GIVEN REQUEST
Restate every line of the material, word for word.

GIVEN INFORMATION

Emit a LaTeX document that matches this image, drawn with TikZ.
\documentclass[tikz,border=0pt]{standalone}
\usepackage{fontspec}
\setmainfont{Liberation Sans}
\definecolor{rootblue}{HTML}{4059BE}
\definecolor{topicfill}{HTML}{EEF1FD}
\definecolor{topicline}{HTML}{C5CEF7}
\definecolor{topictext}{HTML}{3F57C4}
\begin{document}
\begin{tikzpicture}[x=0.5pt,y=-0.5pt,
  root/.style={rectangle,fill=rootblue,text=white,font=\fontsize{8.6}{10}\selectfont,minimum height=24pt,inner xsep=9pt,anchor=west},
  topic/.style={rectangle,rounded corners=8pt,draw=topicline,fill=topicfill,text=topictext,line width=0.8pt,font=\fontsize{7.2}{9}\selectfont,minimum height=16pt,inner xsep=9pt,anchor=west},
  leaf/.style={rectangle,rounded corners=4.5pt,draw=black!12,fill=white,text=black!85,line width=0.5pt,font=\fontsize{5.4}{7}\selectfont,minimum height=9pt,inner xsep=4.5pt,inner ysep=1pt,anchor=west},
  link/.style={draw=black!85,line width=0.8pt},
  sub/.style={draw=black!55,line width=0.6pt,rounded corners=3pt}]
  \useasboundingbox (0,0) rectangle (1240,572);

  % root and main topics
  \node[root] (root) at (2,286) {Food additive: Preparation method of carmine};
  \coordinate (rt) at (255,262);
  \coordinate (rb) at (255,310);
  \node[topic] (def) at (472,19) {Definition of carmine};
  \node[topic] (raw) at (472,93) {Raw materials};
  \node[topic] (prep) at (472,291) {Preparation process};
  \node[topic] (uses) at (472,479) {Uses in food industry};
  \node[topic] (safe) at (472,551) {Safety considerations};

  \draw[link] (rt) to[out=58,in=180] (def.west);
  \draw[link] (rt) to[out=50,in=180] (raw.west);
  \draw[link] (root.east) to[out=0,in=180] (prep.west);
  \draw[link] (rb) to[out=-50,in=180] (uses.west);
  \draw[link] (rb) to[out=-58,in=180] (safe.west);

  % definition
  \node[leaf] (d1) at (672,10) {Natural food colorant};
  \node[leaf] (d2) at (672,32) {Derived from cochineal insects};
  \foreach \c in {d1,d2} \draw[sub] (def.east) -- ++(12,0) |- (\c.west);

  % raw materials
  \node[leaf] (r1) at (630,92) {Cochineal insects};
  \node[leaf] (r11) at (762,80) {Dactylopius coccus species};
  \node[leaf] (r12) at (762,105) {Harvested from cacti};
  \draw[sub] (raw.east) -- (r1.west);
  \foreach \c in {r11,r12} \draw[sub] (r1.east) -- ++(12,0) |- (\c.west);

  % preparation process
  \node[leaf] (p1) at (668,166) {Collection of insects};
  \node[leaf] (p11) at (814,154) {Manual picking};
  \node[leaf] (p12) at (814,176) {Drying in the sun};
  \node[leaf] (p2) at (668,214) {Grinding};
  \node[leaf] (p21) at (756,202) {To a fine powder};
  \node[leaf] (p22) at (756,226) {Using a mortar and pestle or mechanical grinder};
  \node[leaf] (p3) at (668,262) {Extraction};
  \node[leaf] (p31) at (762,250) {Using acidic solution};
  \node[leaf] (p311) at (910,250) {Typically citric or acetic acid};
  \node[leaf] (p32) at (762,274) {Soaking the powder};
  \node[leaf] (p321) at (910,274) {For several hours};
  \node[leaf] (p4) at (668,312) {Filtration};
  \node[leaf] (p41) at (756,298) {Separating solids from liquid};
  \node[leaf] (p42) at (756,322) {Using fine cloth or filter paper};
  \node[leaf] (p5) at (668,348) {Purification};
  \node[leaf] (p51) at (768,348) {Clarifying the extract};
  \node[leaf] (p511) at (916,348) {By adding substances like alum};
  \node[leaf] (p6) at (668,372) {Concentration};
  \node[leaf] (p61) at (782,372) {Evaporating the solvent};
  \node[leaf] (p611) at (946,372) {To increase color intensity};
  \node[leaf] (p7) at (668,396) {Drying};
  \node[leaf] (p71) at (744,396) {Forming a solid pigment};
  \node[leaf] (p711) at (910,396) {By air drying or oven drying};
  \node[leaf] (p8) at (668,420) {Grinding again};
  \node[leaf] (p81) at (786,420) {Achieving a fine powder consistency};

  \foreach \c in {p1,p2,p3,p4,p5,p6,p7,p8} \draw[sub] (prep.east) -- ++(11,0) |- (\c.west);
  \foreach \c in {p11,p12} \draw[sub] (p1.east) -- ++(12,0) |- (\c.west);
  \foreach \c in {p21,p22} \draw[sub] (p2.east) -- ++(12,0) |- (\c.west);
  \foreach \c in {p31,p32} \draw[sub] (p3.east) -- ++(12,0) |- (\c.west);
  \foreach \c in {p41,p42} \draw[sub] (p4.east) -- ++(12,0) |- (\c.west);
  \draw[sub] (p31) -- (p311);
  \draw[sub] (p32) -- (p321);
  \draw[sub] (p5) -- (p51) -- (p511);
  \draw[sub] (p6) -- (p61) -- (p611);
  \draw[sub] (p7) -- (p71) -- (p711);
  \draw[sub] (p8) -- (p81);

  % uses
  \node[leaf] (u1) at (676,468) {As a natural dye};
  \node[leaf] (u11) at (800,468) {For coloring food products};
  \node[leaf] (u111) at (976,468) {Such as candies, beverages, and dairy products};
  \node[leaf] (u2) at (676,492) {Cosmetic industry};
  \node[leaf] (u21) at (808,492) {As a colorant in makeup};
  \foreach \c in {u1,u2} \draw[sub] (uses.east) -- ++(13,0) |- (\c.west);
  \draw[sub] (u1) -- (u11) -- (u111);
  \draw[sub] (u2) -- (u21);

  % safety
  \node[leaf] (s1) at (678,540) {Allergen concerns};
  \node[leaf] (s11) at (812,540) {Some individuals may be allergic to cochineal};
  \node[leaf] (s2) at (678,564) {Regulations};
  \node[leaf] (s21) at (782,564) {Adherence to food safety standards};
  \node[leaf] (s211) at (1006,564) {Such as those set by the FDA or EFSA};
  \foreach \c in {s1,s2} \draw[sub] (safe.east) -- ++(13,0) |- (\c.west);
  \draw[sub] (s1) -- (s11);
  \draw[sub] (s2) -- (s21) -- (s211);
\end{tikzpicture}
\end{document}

REPLY TO THE EXERCISE
Emit a LaTeX document that matches this image, drawn with TikZ.
\documentclass[tikz,border=0pt]{standalone}
\usepackage{fontspec}
\setmainfont{Liberation Sans}
\definecolor{rootblue}{HTML}{4059BE}
\definecolor{topicfill}{HTML}{EEF1FD}
\definecolor{topicline}{HTML}{C5CEF7}
\definecolor{topictext}{HTML}{3F57C4}
\begin{document}
\begin{tikzpicture}[x=0.5pt,y=-0.5pt,
  root/.style={rectangle,fill=rootblue,text=white,font=\fontsize{8.6}{10}\selectfont,minimum height=24pt,inner xsep=9pt,anchor=west},
  topic/.style={rectangle,rounded corners=8pt,draw=topicline,fill=topicfill,text=topictext,line width=0.8pt,font=\fontsize{7.2}{9}\selectfont,minimum height=16pt,inner xsep=9pt,anchor=west},
  leaf/.style={rectangle,rounded corners=4.5pt,draw=black!12,fill=white,text=black!85,line width=0.5pt,font=\fontsize{5.4}{7}\selectfont,minimum height=9pt,inner xsep=4.5pt,inner ysep=1pt,anchor=west},
  link/.style={draw=black!85,line width=0.8pt},
  sub/.style={draw=black!55,line width=0.6pt,rounded corners=3pt}]
  \useasboundingbox (0,0) rectangle (1240,572);

  % root and main topics
  \node[root] (root) at (2,286) {Food additive: Preparation method of carmine};
  \coordinate (rt) at (255,262);
  \coordinate (rb) at (255,310);
  \node[topic] (def) at (472,19) {Definition of carmine};
  \node[topic] (raw) at (472,93) {Raw materials};
  \node[topic] (prep) at (472,291) {Preparation process};
  \node[topic] (uses) at (472,479) {Uses in food industry};
  \node[topic] (safe) at (472,551) {Safety considerations};

  \draw[link] (rt) to[out=58,in=180] (def.west);
  \draw[link] (rt) to[out=50,in=180] (raw.west);
  \draw[link] (root.east) to[out=0,in=180] (prep.west);
  \draw[link] (rb) to[out=-50,in=180] (uses.west);
  \draw[link] (rb) to[out=-58,in=180] (safe.west);

  % definition
  \node[leaf] (d1) at (672,10) {Natural food colorant};
  \node[leaf] (d2) at (672,32) {Derived from cochineal insects};
  \foreach \c in {d1,d2} \draw[sub] (def.east) -- ++(12,0) |- (\c.west);

  % raw materials
  \node[leaf] (r1) at (630,92) {Cochineal insects};
  \node[leaf] (r11) at (762,80) {Dactylopius coccus species};
  \node[leaf] (r12) at (762,105) {Harvested from cacti};
  \draw[sub] (raw.east) -- (r1.west);
  \foreach \c in {r11,r12} \draw[sub] (r1.east) -- ++(12,0) |- (\c.west);

  % preparation process
  \node[leaf] (p1) at (668,166) {Collection of insects};
  \node[leaf] (p11) at (814,154) {Manual picking};
  \node[leaf] (p12) at (814,176) {Drying in the sun};
  \node[leaf] (p2) at (668,214) {Grinding};
  \node[leaf] (p21) at (756,202) {To a fine powder};
  \node[leaf] (p22) at (756,226) {Using a mortar and pestle or mechanical grinder};
  \node[leaf] (p3) at (668,262) {Extraction};
  \node[leaf] (p31) at (762,250) {Using acidic solution};
  \node[leaf] (p311) at (910,250) {Typically citric or acetic acid};
  \node[leaf] (p32) at (762,274) {Soaking the powder};
  \node[leaf] (p321) at (910,274) {For several hours};
  \node[leaf] (p4) at (668,312) {Filtration};
  \node[leaf] (p41) at (756,298) {Separating solids from liquid};
  \node[leaf] (p42) at (756,322) {Using fine cloth or filter paper};
  \node[leaf] (p5) at (668,348) {Purification};
  \node[leaf] (p51) at (768,348) {Clarifying the extract};
  \node[leaf] (p511) at (916,348) {By adding substances like alum};
  \node[leaf] (p6) at (668,372) {Concentration};
  \node[leaf] (p61) at (782,372) {Evaporating the solvent};
  \node[leaf] (p611) at (946,372) {To increase color intensity};
  \node[leaf] (p7) at (668,396) {Drying};
  \node[leaf] (p71) at (744,396) {Forming a solid pigment};
  \node[leaf] (p711) at (910,396) {By air drying or oven drying};
  \node[leaf] (p8) at (668,420) {Grinding again};
  \node[leaf] (p81) at (786,420) {Achieving a fine powder consistency};

  \foreach \c in {p1,p2,p3,p4,p5,p6,p7,p8} \draw[sub] (prep.east) -- ++(11,0) |- (\c.west);
  \foreach \c in {p11,p12} \draw[sub] (p1.east) -- ++(12,0) |- (\c.west);
  \foreach \c in {p21,p22} \draw[sub] (p2.east) -- ++(12,0) |- (\c.west);
  \foreach \c in {p31,p32} \draw[sub] (p3.east) -- ++(12,0) |- (\c.west);
  \foreach \c in {p41,p42} \draw[sub] (p4.east) -- ++(12,0) |- (\c.west);
  \draw[sub] (p31) -- (p311);
  \draw[sub] (p32) -- (p321);
  \draw[sub] (p5) -- (p51) -- (p511);
  \draw[sub] (p6) -- (p61) -- (p611);
  \draw[sub] (p7) -- (p71) -- (p711);
  \draw[sub] (p8) -- (p81);

  % uses
  \node[leaf] (u1) at (676,468) {As a natural dye};
  \node[leaf] (u11) at (800,468) {For coloring food products};
  \node[leaf] (u111) at (976,468) {Such as candies, beverages, and dairy products};
  \node[leaf] (u2) at (676,492) {Cosmetic industry};
  \node[leaf] (u21) at (808,492) {As a colorant in makeup};
  \foreach \c in {u1,u2} \draw[sub] (uses.east) -- ++(13,0) |- (\c.west);
  \draw[sub] (u1) -- (u11) -- (u111);
  \draw[sub] (u2) -- (u21);

  % safety
  \node[leaf] (s1) at (678,540) {Allergen concerns};
  \node[leaf] (s11) at (812,540) {Some individuals may be allergic to cochineal};
  \node[leaf] (s2) at (678,564) {Regulations};
  \node[leaf] (s21) at (782,564) {Adherence to food safety standards};
  \node[leaf] (s211) at (1006,564) {Such as those set by the FDA or EFSA};
  \foreach \c in {s1,s2} \draw[sub] (safe.east) -- ++(13,0) |- (\c.west);
  \draw[sub] (s1) -- (s11);
  \draw[sub] (s2) -- (s21) -- (s211);
\end{tikzpicture}
\end{document}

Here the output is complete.